Posted Oct 28, 2005 in

For something that began as a throw-away parodic riff on Fritz Leiber’s city of Lankhmar, Ankh-Morpork is now a remarkably richly developed fictional setting. The economic details, the texture of inter-species interaction, and the working of transportation and communication all contribute to a sense that the city could exist. Even old running jokes like the Pork Futures warehouse and the impossibly solid River Ankh (walking across it is no miracle) have a certain heft, given that Pratchett can demonstrate how they have a tangible impact on the lives of the characters.

There’s probably something interesting to be said about the way Pratchett overlays the generic conventions of the police procedural over that of the political thriller, and the tension between notions of idealism and realism that the plots and the characters must constantly negotiate. I’m certainly finding it more palatable than the fashionable, faux looked-too-long-into-the-abyss posturing of reactionary crap like 24, with its endless psuedo-realpolitik justifications for the aestheticisation of torture.

Am I the last person to figure this out; is the Patrician grooming Vimes as an eventual replacement? The little hints that Vimes is beginning to understand Vetinari’s POV are interesting.
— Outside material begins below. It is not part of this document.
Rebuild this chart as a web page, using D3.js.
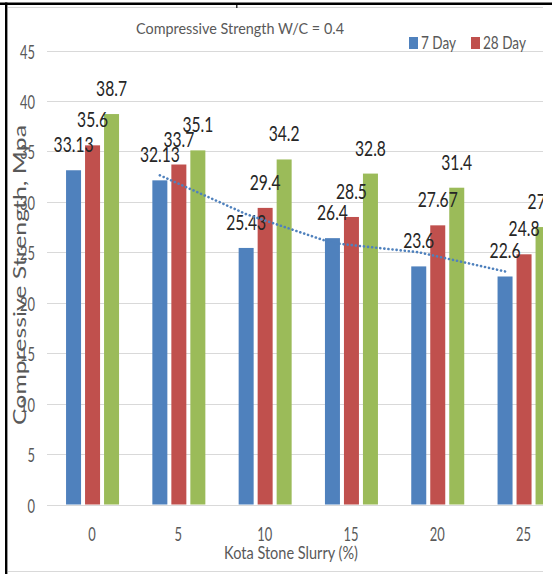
<!DOCTYPE html>
<html>
<head>
<meta charset="utf-8">
<script src="https://cdn.jsdelivr.net/npm/d3@7/dist/d3.min.js"></script>
<style>
  html, body { margin: 0; padding: 0; background: #fff; }
  svg { display: block; }
  text { font-family: Lato, "Open Sans", sans-serif; }
</style>
</head>
<body>
<svg id="chart" width="552" height="574"></svg>
<script>
// ---- data ----
const categories = ["0", "5", "10", "15", "20", "25"];
const seriesNames = ["7 Day", "28 Day", "90 Day"];
const day7 = [33.13, 32.13, 25.43, 26.4, 23.6, 22.6];
const day28 = [35.6, 33.7, 29.4, 28.5, 27.67, 24.8];
const day90 = [38.7, 35.1, 34.2, 32.8, 31.4, 27.5];
const yTicks = [0, 5, 10, 15, 20, 25, 30, 35, 40, 45];
const titleText = "Compressive Strength W/C = 0.4";
const xTitleText = "Kota Stone Slurry (%)";
const yTitleText = "Compressive Strength, Mpa";

const seriesValues = [day7, day28, day90];
const colors = ["#4f81bd", "#c0504d", "#9bbb59"];

const svg = d3.select("#chart");
svg.append("rect").attr("width", 552).attr("height", 574).attr("fill", "#fff");

// measuring helper for horizontal squeeze
const meas = svg.append("text").attr("x", -1000).attr("y", -1000);
function natWidth(str, size) {
  meas.attr("font-size", size).text(str);
  return meas.node().getComputedTextLength();
}
function sq(target, str, size) { return target / natWidth(str, size); }

function addText(parent, x, y, str, o) {
  const t = parent.append("text")
    .attr("transform", `translate(${x},${y}) rotate(${o.rot || 0}) scale(${o.sx || 1},1)`)
    .attr("text-anchor", o.anchor || "start")
    .attr("font-size", o.size)
    .attr("fill", o.fill || "#595959")
    .text(str);
  return t;
}

// clip (image content ends near x=543)
const defs = svg.append("defs");
defs.append("clipPath").attr("id", "clip")
  .append("rect").attr("x", 0).attr("y", 0).attr("width", 543).attr("height", 574);

const root = svg.append("g").attr("clip-path", "url(#clip)");

// scales
const x = d3.scaleBand().domain(categories).range([48.9, 566.7]);
const xs = d3.scaleBand().domain(seriesNames).range([-26, 27]).paddingInner(0.2105);
const y = d3.scaleLinear().domain([0, 45]).range([504.5, 50.5]);

// inner chart border (light gray)
root.append("line").attr("x1", 8).attr("x2", 552).attr("y1", 7.5).attr("y2", 7.5)
  .attr("stroke", "#d9d9d9").attr("stroke-width", 1);
root.append("line").attr("x1", 8).attr("x2", 552).attr("y1", 571.5).attr("y2", 571.5)
  .attr("stroke", "#d9d9d9").attr("stroke-width", 1);

// gridlines
root.append("g").selectAll("line").data(yTicks).join("line")
  .attr("x1", 47).attr("x2", 552)
  .attr("y1", d => Math.round(y(d)) + 0.5).attr("y2", d => Math.round(y(d)) + 0.5)
  .attr("stroke", "#d9d9d9").attr("stroke-width", 1);

// bars
const groups = root.append("g").selectAll("g").data(categories).join("g")
  .attr("transform", d => `translate(${x(d) + x.bandwidth() / 2},0)`);
groups.selectAll("rect")
  .data((c, i) => seriesNames.map((s, k) => ({ s, k, v: seriesValues[k][i] })))
  .join("rect")
  .attr("x", d => xs(d.s))
  .attr("width", xs.bandwidth())
  .attr("y", d => y(d.v))
  .attr("height", d => y(0) - y(d.v))
  .attr("fill", d => colors[d.k]);

// trendline: 2-period moving average of 7 Day series
const ma = [];
for (let i = 1; i < day7.length; i++) {
  ma.push({ c: categories[i], v: (day7[i] + day7[i - 1]) / 2 });
}
const line = d3.line()
  .x(d => x(d.c) + x.bandwidth() / 2 + xs("7 Day") + xs.bandwidth() / 2)
  .y(d => y(d.v));
root.append("path").datum(ma).attr("d", line)
  .attr("fill", "none").attr("stroke", "#4f81bd").attr("stroke-width", 2.6)
  .attr("stroke-linecap", "round").attr("stroke-dasharray", "0.1 4");

// data labels
const lblSize = 21;
const lblSx = sq(40, "33.13", lblSize);
groups.each(function (c, i) {
  const g = d3.select(this);
  seriesNames.forEach((s, k) => {
    const v = seriesValues[k][i];
    addText(g, xs(s) + xs.bandwidth() / 2, y(v) - 18, String(v),
      { size: lblSize, anchor: "middle", sx: lblSx, fill: "#262626" });
  });
});

// y tick labels
const tickSize = 19;
const ySx = sq(15, "45", tickSize);
yTicks.forEach(t => {
  addText(svg, 35, y(t) + 8, String(t), { size: tickSize, anchor: "end", sx: ySx });
});

// x tick labels
const xSx = sq(15, "25", tickSize);
categories.forEach(c => {
  addText(root, x(c) + x.bandwidth() / 2, 541, c, { size: tickSize, anchor: "middle", sx: xSx });
});

// x axis title
addText(root, 291, 559, xTitleText, { size: 17, anchor: "middle", sx: sq(134, xTitleText, 17) });

// y axis title
addText(svg, 26, 275, yTitleText, { size: 18, anchor: "middle", rot: -90, sx: 1, fill: "#595959" })
  .attr("transform", `translate(26,275) rotate(-90) scale(${sq(300, yTitleText, 18)},1)`);

// chart title
addText(root, 240, 33.5, titleText, { size: 16, anchor: "middle", sx: sq(208, titleText, 16) });

// legend (first two entries visible)
const legSize = 17;
const legSx = sq(43, "28 Day", legSize);
const legX = [409, 471];
[0, 1].forEach(k => {
  root.append("rect").attr("x", legX[k]).attr("y", 37).attr("width", 9).attr("height", 12)
    .attr("fill", colors[k]);
  addText(root, legX[k] + 12, 49, seriesNames[k], { size: legSize, sx: legSx });
});

// outer frame (black) and small mark
svg.append("rect").attr("x", 0).attr("y", 2.5).attr("width", 552).attr("height", 2.5).attr("fill", "#000");
svg.append("rect").attr("x", 5).attr("y", 2.5).attr("width", 2.4).attr("height", 572).attr("fill", "#000");
svg.append("rect").attr("x", 236).attr("y", 5).attr("width", 1.5).attr("height", 3).attr("fill", "#333");

meas.remove();
</script>
</body>
</html>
Vimes is becoming an increasingly iconic figure in the narratives; going by many of Pratchett’s other novels, that’s not a particularly good sign for his personal health and well-being. Iconic characters tend to have very strange fates in the Discworld. On the other hand, these kinds of characters tend to to have narratives written in their own point of view, and I think Pratchett likes writing Sam Vimes’s voice too much to let that go.